Music Reviews Amen Dunes
Amen Dunes: Freedom

Throughout his career as Amen Dunes, Damon McMahon has existed just on the other side of clarity. He was, for years, the rising underground artist who sounds like he’s singing from around a corner, and who ducks into the shadows to avoid the light.

Musically, McMahon shrouded himself in noise and effects on his debut, 2009’s DIA, then gradually peeled back that shroud on 2011’s Through Donkey Jaw and 2014’s Love. That process brought Amen Dunes’ music forward into the light, but not necessarily McMahon: Even as Love’s songs shimmered, their creator stayed just below the surface, an indistinct form behind this promising work.

On Amen Dunes’ new album Freedom, McMahon finally shows himself fully, and the results are both charmingly raw and uncommonly lovely. His songs are captured cleanly and intimately, a credit to producer Chris Coady, known for his work with Beach House and Grizzly Bear, among others. His lyrics are more personal than ever before. He even put his own face on the cover for the first time—eyes averted, of course.

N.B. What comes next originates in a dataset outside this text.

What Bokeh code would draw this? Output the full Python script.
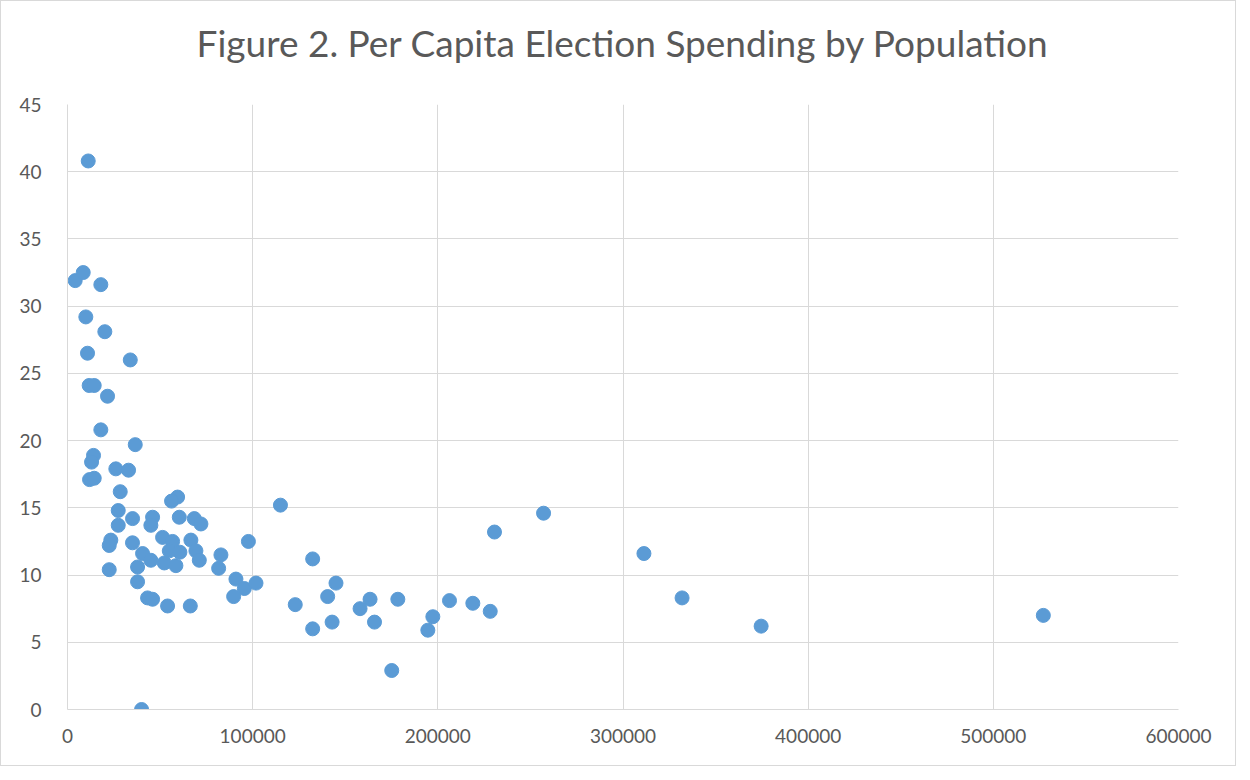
from bokeh.plotting import figure
from bokeh.models import FixedTicker, BasicTickFormatter, Range1d, LinearAxis
from bokeh.embed import file_html
from bokeh.resources import INLINE

# Population (x) and per-capita election spending (y)
population = [
    11190, 4160, 8490, 18000, 9900, 20160, 10810, 33900, 11700, 14430,
    21620, 18000, 36590, 14050, 13000, 11900, 14430, 26100, 32970, 28480,
    27400, 35130, 27400, 45950, 45020, 60370, 68480, 72050, 59460, 56200,
    115000, 97700, 23400, 22540, 35100, 51350, 56750, 54970, 60700, 40540,
    45020, 52270, 58540, 66640, 69350, 71180, 82860, 81620, 37840, 22540,
    37840, 90970, 95510, 101800, 89720, 43240, 45940, 54050, 66320, 40000,
    132400, 145000, 140500, 123000, 132400, 142900, 158000, 163400, 165800, 178400,
    175100, 197300, 194600, 206300, 218900, 228300, 230600, 257100, 311300, 331900,
    374600, 527000,
]
spending = [
    40.8, 31.9, 32.5, 31.6, 29.2, 28.1, 26.5, 26.0, 24.1, 24.1,
    23.3, 20.8, 19.7, 18.9, 18.4, 17.1, 17.2, 17.9, 17.8, 16.2,
    14.8, 14.2, 13.7, 14.3, 13.7, 14.3, 14.2, 13.8, 15.8, 15.5,
    15.2, 12.5, 12.6, 12.2, 12.4, 12.8, 12.5, 11.8, 11.7, 11.6,
    11.1, 10.9, 10.7, 12.6, 11.8, 11.1, 11.5, 10.5, 10.6, 10.4,
    9.5, 9.7, 9.0, 9.4, 8.4, 8.3, 8.2, 7.7, 7.7, 0.0,
    11.2, 9.4, 8.4, 7.8, 6.0, 6.5, 7.5, 8.2, 6.5, 8.2,
    2.9, 6.9, 5.9, 8.1, 7.9, 7.3, 13.2, 14.6, 11.6, 8.3,
    6.2, 7.0,
]
x_ticks = [0, 100000, 200000, 300000, 400000, 500000, 600000]
y_ticks = [0, 5, 10, 15, 20, 25, 30, 35, 40, 45]
title_text = "Figure 2. Per Capita Election Spending by Population"

TEXT = "#595959"
GRID = "#d9d9d9"
FONT = "Lato"

p = figure(width=1236, height=766, output_backend="svg", toolbar_location=None,
           x_range=Range1d(0, 600000), y_range=Range1d(0, 45),
           min_border_left=66, min_border_right=59, min_border_top=103, min_border_bottom=58)
p.styles = {"border": "1px solid #d9d9d9"}

p.outline_line_color = None
p.background_fill_color = "white"
p.border_fill_color = "white"

xax = p.below[0]
yax = p.left[0]
for ax in (xax, yax):
    ax.axis_line_color = GRID
    ax.major_tick_line_color = None
    ax.minor_tick_line_color = None
    ax.major_label_text_color = TEXT
    ax.major_label_text_font = FONT
    ax.major_label_text_font_size = "19px"

xax.ticker = FixedTicker(ticks=x_ticks)
yax.ticker = FixedTicker(ticks=y_ticks)
xax.formatter = BasicTickFormatter(use_scientific=False)
xax.major_label_standoff = 13
yax.major_label_standoff = 20

p.xgrid.ticker = FixedTicker(ticks=x_ticks)
p.ygrid.ticker = FixedTicker(ticks=y_ticks)
p.xgrid.grid_line_color = GRID
p.ygrid.grid_line_color = GRID

# chart title: label of a bare axis above the frame
top_axis = LinearAxis(ticker=FixedTicker(ticks=[]), axis_line_color=None,
                      major_tick_line_color=None, minor_tick_line_color=None,
                      major_tick_out=0, major_tick_in=0, minor_tick_out=0, minor_tick_in=0,
                      major_label_standoff=0, axis_label=title_text,
                      axis_label_standoff=40, axis_label_text_font=FONT,
                      axis_label_text_font_size="37px", axis_label_text_font_style="normal",
                      axis_label_text_color=TEXT)
p.add_layout(top_axis, "above")

p.scatter(population, spending, size=14, color="#5B9BD5", line_color="#5B9BD5")

open("out.html", "w").write(file_html(p, INLINE))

There is a lot to like on Freedom. Across its 11 tracks, McMahon reflects on his own life like a seething poet, often spitting out lyrics as if they’re forcing themselves from his body. Recurring topics include his hard-knock childhood, masculinity, spirituality, his mother’s battle with cancer and his difficult relationship with his father. “I can’t catch a break,” McMahon sings on “Blue Rose,” a woozy disco-dub-folk jam. “You weren’t much a man to me, but you’re the only one I ever had.”

Elsewhere, “Calling Paul the Suffering” finds a danceable groove in a skittering beat and spirited playing by guitarist “Delicate Steve” Marion and bassist Gus Seyffert. “Believe” rides an undulating groove to a gentle crescendo. “Time” teeters between McMahon’s tense, quivering voice and a relaxed, reliable motorik rhythm. And Nick Zinner of Yeah Yeah Yeahs swoops in to sprinkle some six-stringed wizardry on “Freedom,” a deliciously unhurried tune that somehow sums up the whole effort in five words that simply sound good together: “Elation,” McMahon sings, “wasted, ancient, patient, hesitation.”

Freedom’s peak, however, is a five-minute-long song called “Miki Dora,” built on another solid foundation of motorik beat and burbling bassline. As the groove slowly unfolds, McMahon ascends into a sort of self-reflective strut:

Pride destroyed me, man
Till it took ahold of me
I feel it when cry
I can feel it in my dreams

Even when he was obscured by the hiss and echo of his lo-fi beginnings, McMahon had the look of a fascinating songwriter. Freedom bears that out. As long as he keeps making music, it’ll be fun digging in. It already is.